--- Records for the task ---
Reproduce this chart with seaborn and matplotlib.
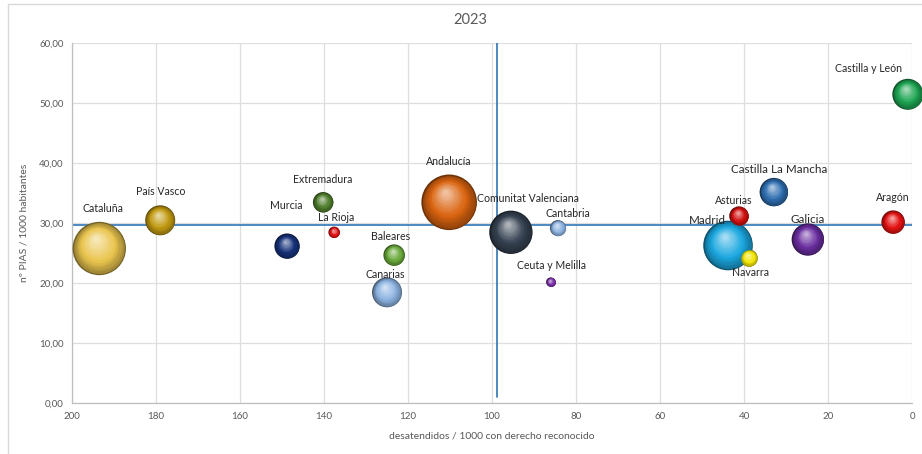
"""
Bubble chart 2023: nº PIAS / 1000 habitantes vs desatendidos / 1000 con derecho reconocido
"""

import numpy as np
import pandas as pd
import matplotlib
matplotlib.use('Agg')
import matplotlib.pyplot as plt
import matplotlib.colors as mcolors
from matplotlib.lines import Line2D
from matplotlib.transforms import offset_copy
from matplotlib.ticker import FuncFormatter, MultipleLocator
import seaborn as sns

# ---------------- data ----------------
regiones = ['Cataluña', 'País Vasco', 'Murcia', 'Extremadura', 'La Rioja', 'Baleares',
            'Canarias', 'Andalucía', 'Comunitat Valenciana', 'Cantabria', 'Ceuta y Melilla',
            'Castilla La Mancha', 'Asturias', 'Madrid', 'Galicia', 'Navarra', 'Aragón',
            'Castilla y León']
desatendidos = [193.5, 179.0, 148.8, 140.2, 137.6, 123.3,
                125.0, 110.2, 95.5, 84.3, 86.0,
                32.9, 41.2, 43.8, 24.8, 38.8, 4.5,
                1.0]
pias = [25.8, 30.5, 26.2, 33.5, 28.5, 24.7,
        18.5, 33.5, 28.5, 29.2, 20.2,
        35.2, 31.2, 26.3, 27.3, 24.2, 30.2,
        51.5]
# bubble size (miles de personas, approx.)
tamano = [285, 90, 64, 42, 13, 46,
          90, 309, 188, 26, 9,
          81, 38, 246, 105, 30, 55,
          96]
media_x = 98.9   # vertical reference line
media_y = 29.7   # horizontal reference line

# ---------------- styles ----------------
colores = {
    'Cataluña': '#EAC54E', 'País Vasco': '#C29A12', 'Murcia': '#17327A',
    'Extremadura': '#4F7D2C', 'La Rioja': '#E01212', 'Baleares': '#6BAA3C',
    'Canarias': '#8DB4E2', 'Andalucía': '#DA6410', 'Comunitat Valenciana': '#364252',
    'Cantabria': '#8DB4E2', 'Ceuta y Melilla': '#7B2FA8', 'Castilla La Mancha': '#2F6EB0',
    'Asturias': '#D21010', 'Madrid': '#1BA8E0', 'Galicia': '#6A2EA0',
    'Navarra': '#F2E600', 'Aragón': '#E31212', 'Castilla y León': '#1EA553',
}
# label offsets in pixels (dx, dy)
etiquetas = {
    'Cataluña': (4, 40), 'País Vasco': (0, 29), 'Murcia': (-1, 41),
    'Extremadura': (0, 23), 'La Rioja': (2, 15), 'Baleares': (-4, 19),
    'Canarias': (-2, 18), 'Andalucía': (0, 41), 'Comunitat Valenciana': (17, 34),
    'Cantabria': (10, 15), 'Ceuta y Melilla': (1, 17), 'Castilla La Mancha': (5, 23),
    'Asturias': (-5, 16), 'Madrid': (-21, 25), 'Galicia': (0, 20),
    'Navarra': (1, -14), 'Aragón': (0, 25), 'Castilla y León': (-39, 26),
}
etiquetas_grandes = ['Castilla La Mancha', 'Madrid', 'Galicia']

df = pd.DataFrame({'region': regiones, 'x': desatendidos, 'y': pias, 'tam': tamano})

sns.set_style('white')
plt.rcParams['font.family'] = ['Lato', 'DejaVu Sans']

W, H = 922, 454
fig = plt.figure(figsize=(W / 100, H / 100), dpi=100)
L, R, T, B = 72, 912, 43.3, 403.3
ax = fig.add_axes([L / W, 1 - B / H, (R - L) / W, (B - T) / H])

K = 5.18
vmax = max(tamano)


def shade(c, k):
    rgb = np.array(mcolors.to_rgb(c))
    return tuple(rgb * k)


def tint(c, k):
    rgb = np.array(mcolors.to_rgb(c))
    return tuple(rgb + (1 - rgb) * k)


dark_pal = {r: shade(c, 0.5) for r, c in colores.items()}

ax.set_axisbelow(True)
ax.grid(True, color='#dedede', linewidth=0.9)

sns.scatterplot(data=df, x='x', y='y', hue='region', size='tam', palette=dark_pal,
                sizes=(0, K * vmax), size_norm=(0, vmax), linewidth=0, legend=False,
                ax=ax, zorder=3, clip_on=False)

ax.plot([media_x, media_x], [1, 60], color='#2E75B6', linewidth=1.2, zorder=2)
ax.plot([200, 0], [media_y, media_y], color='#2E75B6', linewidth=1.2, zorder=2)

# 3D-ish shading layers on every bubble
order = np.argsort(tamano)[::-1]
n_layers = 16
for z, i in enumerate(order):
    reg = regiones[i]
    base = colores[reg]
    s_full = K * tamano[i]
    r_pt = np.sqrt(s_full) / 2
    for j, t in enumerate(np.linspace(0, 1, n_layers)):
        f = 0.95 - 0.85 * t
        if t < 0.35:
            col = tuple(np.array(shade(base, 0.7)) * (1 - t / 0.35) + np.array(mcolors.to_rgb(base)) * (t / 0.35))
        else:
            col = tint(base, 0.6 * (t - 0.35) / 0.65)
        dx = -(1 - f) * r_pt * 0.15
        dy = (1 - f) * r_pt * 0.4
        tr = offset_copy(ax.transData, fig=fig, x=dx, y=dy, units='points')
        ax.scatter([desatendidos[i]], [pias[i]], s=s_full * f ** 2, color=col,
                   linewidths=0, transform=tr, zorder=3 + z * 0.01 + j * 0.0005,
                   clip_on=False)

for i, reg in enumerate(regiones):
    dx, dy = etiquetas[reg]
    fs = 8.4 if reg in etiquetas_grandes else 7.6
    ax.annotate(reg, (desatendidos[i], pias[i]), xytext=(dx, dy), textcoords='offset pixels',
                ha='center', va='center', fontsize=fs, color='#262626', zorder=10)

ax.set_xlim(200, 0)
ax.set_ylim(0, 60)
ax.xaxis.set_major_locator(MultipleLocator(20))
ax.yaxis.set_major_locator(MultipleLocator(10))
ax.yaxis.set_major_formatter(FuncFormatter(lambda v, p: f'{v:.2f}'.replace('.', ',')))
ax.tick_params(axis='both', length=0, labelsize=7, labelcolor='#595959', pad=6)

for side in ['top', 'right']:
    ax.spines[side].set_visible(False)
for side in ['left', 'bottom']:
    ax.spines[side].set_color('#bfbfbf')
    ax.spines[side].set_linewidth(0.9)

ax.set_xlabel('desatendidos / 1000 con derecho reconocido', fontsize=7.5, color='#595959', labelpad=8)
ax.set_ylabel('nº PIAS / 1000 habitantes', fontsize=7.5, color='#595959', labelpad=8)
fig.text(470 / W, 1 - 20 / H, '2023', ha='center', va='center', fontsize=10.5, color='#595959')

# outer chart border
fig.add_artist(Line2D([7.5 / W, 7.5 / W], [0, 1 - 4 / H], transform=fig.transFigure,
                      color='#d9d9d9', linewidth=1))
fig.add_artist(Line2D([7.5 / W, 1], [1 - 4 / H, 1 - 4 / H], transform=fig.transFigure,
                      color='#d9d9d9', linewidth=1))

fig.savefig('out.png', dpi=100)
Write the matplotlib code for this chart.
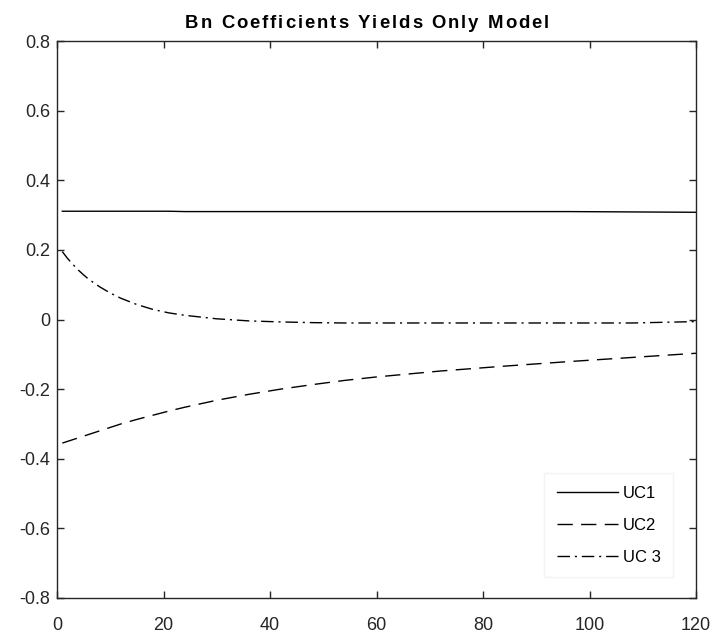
---
> _To do_: From the data above, copy each line where the string "this" appears.

> _The completed task_:
Reproduce this chart with seaborn and matplotlib.
Write the matplotlib code for this chart.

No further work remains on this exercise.